While restaurants, bars and pubs have been repeatedly subjected to strict lockdown measures in the Netherlands, cannabis cafes have reported a rise in revenue since the start of the pandemic.

According to Euronews, the first government-enforced lockdown in the Netherlands resulted in a “weed panic”, with long queues outside coffee shops, or cannabis cafes.

Despite restrictions on public gathering and travel, the shops – when they are not pressed by, for example, the Mayor of Amsterdam – have been able to keep up or, in some cases, increase their revenue.

Euronews reports that coffee shops in The Hague, where the Dutch parliament sits, are thriving.

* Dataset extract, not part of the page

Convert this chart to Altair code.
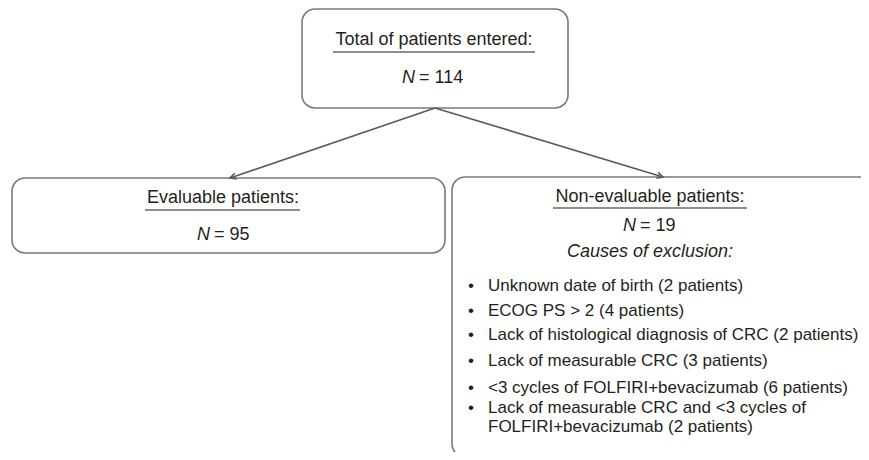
import altair as alt
import pandas as pd
import numpy as np

FONT = "Liberation Sans"

# Box layout (reference pixel coordinates)
box_name = ["total", "evaluable", "nonevaluable"]
box_x1 = [302, 12, 452]
box_x2 = [568, 445, 885]
box_y1 = [9, 178, 177]
box_y2 = [108, 253, 457]

# Headings (underlined)
head_text = ["Total of patients entered:", "Evaluable patients:", "Non-evaluable patients:"]
head_x = [434, 223, 650]
head_y = [40, 198, 197]
under_x1 = [333, 145, 553]
under_x2 = [535, 300, 747]
under_y = [52, 210, 208]

# N counts
n_values = ["114", "95", "19"]
n_left = [402, 197, 623]
n_y = [78, 235, 226]

# Causes of exclusion
causes_title = "Causes of exclusion:"
causes_x = 650
causes_y = 252
bullet_lines = [
    "Unknown date of birth (2 patients)",
    "ECOG PS > 2 (4 patients)",
    "Lack of histological diagnosis of CRC (2 patients)",
    "Lack of measurable CRC (3 patients)",
    "<3 cycles of FOLFIRI+bevacizumab (6 patients)",
    "Lack of measurable CRC and <3 cycles of",
    "FOLFIRI+bevacizumab (2 patients)",
]
bullet_flag = [True, True, True, True, True, True, False]
bullet_y = [286, 311, 335, 361, 388, 408, 427]
bullet_dot_x = 471
bullet_text_x = 488

# Arrows
arrow_x1 = [435, 435]
arrow_y1 = [108, 108]
arrow_x2 = [230, 663]
arrow_y2 = [178, 177]

W, H = 853, 444
xs = alt.Scale(domain=[8, 8 + W], nice=False, zero=False)
ys = alt.Scale(domain=[8, 8 + H], nice=False, zero=False, reverse=True)

def X(f, **kw):
    return alt.X(f, type="quantitative", scale=xs, axis=None, **kw)

def Y(f, **kw):
    return alt.Y(f, type="quantitative", scale=ys, axis=None, **kw)

boxes = pd.DataFrame({"name": box_name, "x1": box_x1, "x2": box_x2, "y1": box_y1, "y2": box_y2})
box_layer = alt.Chart(boxes).mark_rect(
    fillOpacity=0, stroke="#7a7a7a", strokeWidth=1.6, cornerRadius=13, clip=True
).encode(x=X("x1"), x2="x2:Q", y=Y("y1"), y2="y2:Q")

heads = pd.DataFrame({"t": head_text, "x": head_x, "y": head_y})
head_layer = alt.Chart(heads).mark_text(
    font=FONT, fontSize=18, color="#231f20", align="center", baseline="middle"
).encode(x=X("x"), y=Y("y"), text="t:N")

unders = pd.DataFrame({"x1": under_x1, "x2": under_x2, "y": under_y})
under_layer = alt.Chart(unders).mark_rule(color="#231f20", strokeWidth=1.2).encode(
    x=X("x1"), x2="x2:Q", y=Y("y")
)

ndf = pd.DataFrame({"v": ["= " + v for v in n_values], "x": n_left, "y": n_y})
ndf["xv"] = ndf["x"] + 17
n_italic = alt.Chart(ndf).transform_calculate(t="'N'").mark_text(
    font=FONT, fontSize=18, fontStyle="italic", color="#231f20", align="left", baseline="middle"
).encode(x=X("x"), y=Y("y"), text="t:N")
n_value = alt.Chart(ndf).mark_text(
    font=FONT, fontSize=18, color="#231f20", align="left", baseline="middle"
).encode(x=X("xv"), y=Y("y"), text="v:N")

causes = pd.DataFrame({"t": [causes_title], "x": [causes_x], "y": [causes_y]})
causes_layer = alt.Chart(causes).mark_text(
    font=FONT, fontSize=18, fontStyle="italic", color="#231f20", align="center", baseline="middle"
).encode(x=X("x"), y=Y("y"), text="t:N")

bl = pd.DataFrame({"t": bullet_lines, "y": bullet_y, "b": bullet_flag})
bl["x"] = bullet_text_x
bl["bx"] = bullet_dot_x
bullet_text = alt.Chart(bl).mark_text(
    font=FONT, fontSize=17, color="#231f20", align="left", baseline="middle"
).encode(x=X("x"), y=Y("y"), text="t:N")
bullet_dots = alt.Chart(bl[bl["b"]]).transform_calculate(d="'•'").mark_text(
    font=FONT, fontSize=17, color="#231f20", align="center", baseline="middle"
).encode(x=X("bx"), y=Y("y"), text="d:N")

arr = pd.DataFrame({"x1": arrow_x1, "y1": arrow_y1, "x2": arrow_x2, "y2": arrow_y2})
arr["ang"] = (np.degrees(np.arctan2(arr["y2"] - arr["y1"], arr["x2"] - arr["x1"])) % 360).round(2)
arrow_lines = alt.Chart(arr).mark_rule(color="#5a5a5a", strokeWidth=1.6).encode(
    x=X("x1"), y=Y("y1"), x2="x2:Q", y2="y2:Q"
)
arrow_heads = alt.Chart(arr).mark_point(
    shape="M-1.5,-0.75L0,0L-1.5,0.75", filled=False, stroke="#5a5a5a",
    strokeWidth=1.6, size=64, opacity=1
).encode(x=X("x2"), y=Y("y2"), angle=alt.Angle("ang:Q", scale=None))

chart = alt.layer(
    box_layer, arrow_lines, arrow_heads, head_layer, under_layer,
    n_italic, n_value, causes_layer, bullet_text, bullet_dots
).properties(width=W, height=H, padding=0, background="white").configure_view(stroke=None)

chart.save("out.html", embed_options={"renderer": "svg", "actions": False})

This is almost solely because, while others in the hospitality sector have had some sort of limitations, the coffee shops were able to stay open and offer their products for takeaway.

A recently published survey found that 90% of Dutch cannabis users were smoking as much or more since the start of the pandemic, and three-quarters were smoking every single day.

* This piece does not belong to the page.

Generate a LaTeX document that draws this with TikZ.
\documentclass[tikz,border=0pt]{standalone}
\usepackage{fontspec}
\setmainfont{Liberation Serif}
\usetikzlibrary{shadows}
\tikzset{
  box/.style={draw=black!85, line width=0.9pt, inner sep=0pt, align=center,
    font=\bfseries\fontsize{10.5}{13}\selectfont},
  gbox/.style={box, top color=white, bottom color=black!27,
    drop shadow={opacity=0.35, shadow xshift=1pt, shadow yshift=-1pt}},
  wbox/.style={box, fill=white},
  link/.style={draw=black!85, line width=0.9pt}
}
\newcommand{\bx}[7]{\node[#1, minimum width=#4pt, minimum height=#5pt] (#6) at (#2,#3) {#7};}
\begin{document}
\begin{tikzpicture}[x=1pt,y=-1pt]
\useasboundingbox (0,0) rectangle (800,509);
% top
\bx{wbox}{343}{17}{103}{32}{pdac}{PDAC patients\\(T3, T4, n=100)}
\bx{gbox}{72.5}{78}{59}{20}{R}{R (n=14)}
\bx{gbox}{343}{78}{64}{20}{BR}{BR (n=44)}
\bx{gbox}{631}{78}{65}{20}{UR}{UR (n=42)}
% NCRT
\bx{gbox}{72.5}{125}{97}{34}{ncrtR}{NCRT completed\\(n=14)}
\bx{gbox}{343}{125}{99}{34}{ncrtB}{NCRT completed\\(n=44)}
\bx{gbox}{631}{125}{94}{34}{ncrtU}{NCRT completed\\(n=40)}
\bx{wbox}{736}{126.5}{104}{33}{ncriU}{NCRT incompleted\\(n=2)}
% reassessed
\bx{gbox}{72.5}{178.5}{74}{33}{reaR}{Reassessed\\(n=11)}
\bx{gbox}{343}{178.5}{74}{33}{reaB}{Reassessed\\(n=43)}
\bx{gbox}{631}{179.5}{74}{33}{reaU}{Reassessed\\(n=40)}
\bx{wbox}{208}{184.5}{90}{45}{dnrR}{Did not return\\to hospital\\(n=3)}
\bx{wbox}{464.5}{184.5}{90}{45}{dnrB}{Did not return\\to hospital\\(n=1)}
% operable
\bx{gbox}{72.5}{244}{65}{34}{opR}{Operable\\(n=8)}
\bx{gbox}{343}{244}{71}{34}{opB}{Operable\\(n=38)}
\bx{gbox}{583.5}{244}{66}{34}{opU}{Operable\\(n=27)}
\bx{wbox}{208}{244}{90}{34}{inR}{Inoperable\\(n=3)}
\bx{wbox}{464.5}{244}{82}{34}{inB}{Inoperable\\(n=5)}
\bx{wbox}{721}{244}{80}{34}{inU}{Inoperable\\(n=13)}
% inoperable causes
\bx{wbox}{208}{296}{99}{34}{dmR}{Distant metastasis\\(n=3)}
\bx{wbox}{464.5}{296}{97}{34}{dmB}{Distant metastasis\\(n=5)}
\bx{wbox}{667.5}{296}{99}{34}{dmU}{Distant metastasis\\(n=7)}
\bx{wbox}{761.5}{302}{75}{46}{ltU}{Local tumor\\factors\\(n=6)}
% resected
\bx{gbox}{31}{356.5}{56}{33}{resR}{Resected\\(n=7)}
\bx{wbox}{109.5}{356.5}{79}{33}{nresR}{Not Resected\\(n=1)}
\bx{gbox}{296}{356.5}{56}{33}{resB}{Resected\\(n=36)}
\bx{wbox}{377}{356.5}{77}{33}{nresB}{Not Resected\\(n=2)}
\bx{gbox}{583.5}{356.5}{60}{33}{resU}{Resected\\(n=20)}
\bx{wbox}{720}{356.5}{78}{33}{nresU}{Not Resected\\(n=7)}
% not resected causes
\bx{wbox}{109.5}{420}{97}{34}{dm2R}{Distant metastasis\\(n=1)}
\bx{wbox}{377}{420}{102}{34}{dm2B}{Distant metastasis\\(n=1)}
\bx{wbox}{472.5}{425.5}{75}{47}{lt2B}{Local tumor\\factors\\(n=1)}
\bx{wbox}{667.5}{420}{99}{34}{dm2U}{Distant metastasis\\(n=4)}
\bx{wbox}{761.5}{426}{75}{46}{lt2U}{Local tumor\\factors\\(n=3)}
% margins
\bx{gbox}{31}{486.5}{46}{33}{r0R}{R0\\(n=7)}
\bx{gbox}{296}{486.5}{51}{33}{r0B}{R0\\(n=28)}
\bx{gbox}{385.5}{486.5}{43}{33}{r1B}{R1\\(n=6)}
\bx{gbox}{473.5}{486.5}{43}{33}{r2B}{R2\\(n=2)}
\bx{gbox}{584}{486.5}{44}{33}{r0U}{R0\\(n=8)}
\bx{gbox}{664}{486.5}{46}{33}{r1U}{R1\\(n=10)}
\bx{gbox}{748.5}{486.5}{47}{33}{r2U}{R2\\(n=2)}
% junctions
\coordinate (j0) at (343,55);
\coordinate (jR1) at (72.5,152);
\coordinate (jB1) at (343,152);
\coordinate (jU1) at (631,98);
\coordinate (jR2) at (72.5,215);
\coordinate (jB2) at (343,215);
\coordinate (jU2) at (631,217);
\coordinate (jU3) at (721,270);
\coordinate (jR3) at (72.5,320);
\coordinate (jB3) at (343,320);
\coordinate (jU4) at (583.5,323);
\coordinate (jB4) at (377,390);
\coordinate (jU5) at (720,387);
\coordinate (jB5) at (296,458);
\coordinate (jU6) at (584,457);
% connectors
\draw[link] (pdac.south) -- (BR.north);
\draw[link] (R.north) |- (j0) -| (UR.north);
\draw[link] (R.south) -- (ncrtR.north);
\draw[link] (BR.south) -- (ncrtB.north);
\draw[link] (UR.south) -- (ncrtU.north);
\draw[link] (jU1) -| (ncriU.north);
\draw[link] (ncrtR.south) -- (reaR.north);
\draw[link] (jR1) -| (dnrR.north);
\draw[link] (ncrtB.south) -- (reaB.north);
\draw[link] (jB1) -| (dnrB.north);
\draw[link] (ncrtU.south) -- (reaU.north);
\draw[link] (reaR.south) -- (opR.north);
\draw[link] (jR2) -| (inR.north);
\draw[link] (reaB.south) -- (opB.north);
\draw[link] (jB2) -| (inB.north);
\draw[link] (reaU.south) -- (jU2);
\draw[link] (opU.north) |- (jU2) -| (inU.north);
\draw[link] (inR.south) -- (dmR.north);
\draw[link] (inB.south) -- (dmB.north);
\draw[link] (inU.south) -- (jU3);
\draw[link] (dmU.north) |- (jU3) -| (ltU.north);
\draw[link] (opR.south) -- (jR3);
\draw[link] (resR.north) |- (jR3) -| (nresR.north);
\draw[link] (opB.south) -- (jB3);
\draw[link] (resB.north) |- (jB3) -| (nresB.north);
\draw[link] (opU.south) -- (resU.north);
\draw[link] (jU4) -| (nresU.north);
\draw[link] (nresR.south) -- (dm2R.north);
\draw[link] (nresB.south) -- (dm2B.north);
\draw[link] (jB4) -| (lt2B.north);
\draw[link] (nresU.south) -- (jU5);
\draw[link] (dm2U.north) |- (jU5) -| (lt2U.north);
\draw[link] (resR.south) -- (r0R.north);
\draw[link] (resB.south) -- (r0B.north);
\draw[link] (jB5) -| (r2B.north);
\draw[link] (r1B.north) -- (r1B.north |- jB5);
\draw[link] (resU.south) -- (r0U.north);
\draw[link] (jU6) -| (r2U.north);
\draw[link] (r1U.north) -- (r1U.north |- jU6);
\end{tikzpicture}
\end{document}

In a country where the recreational use of cannabis has been adopted in the culture for decades, it shouldn’t be surprising that the industry has managed to flourish.

Stephen Snelders, a historian of drug use, suggests that people had a good reason to pick up a joint: they wanted to find a way to deal with anxiety worsened by the pandemic.

He said: “So it is not about people wanting to get high, to escape. It is more a way to cope with the everyday anxiety.”

While the coffee shops are part of the landscape in a number of big Dutch cities, Amsterdam could be the very first to ban foreign tourists from entering the venues. Recent reports suggest the measure could be introduced to clean the streets of “mass, low-budget tourism.”

Amsterdam’s mayor Femke Halsema claimed: “Amsterdam is an international city, and we wish to attract tourists, but we would like them to come for its richness, its beauty and its cultural institutions.

“Coffeeshops, especially in the centre, largely run on tourists. The increase in tourism has only increased demand and attracted hard-drug criminality in the process.”

The plan caused an outcry among business owners, as they claim they are already struggling from the declining number of tourists visiting the city because of the pandemic measures.

An employee from Barney’s Coffeeshop said a few weeks ago: “It’s been a quiet year, definitely.

“Obviously [it’s better] compared to last summer with the corona[virus], but this year it started getting busy, but it’s still nothing compared to the years before.

“Only really French tourists have been coming over, French and Germans, not many English, not many Italians anymore.”